“No, my yoke is not light;” she said, in that grave, sweet voice of hers, looking down at the mystic purple blossom on her breast, with the symbols of a divine passion at its heart. “I put it on too ignorantly, too confidingly, and at times the duties, the responsibilities, which I assumed with it weigh heavily. I am just learning how beautiful they are, how sacred they should be, and trying to prove worthy of them. I know that Felix did not love as I loved, when he married me,—from pity, I believe. No one told me this: I felt, I guessed it, and would have given him back his liberty, if, after patient trial, I had found that I could not make him happy.”

“Can you?”

“Yes, thank God! not only happy, but good; and henceforth duty is delight, for I can teach him to love as I love, and he is glad to learn of me.”

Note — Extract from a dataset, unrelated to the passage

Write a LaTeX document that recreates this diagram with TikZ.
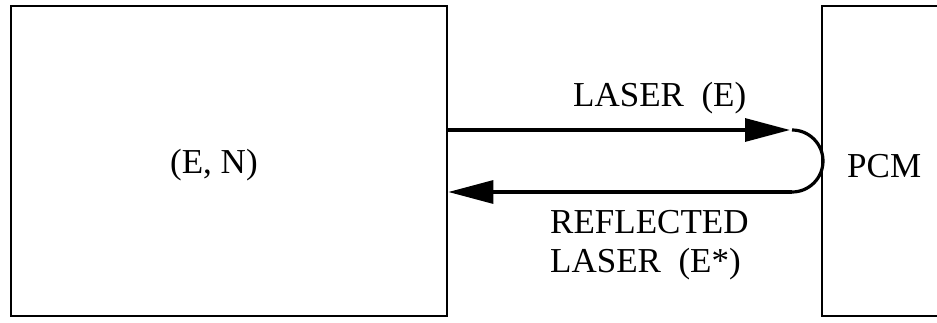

Months before, when the girl Gladys had betrayed her maiden tenderness, she had glowed like the dawn, and found no language but her blushes; now the woman sat there steadfast and passion-pale, owning her love with the eloquence of fervent speech; both pleading and commanding, in the name of wifehood and motherhood, for the right to claim the man she had won at such cost.

“And if you fail?”

“I shall not fail, unless you come between us. I have won Olivia’s promise not to tempt Felix’s errant fancy with her beauty. Can I not win yours to abstain from troubling his soul with still more harmful trials? It is to ask this that I speak now, and I believe I shall not speak in vain.”

“Why?”

Helwyze bent and looked into her face as he uttered that one word below his breath. He dared do no more; for there was that about her, perilously frank and lovely though she was, which held in check his lawless spirit, and made it reverence, even while it rebelled against her power over him.

She neither shrank nor turned aside, but studied earnestly that unmoved countenance which hid a world of wild emotion so successfully, that even her eyes saw no token of it, except the deepening line between the brows.

“Because I am bold enough to think I know you better even than Olivia does; that you are not cold and cruel, and, having given me the right to live for Felix, you will not disturb our peace; that, if I look into your soul, as I looked into my husband’s, I shall find there what I seek,—justice as well as generosity.”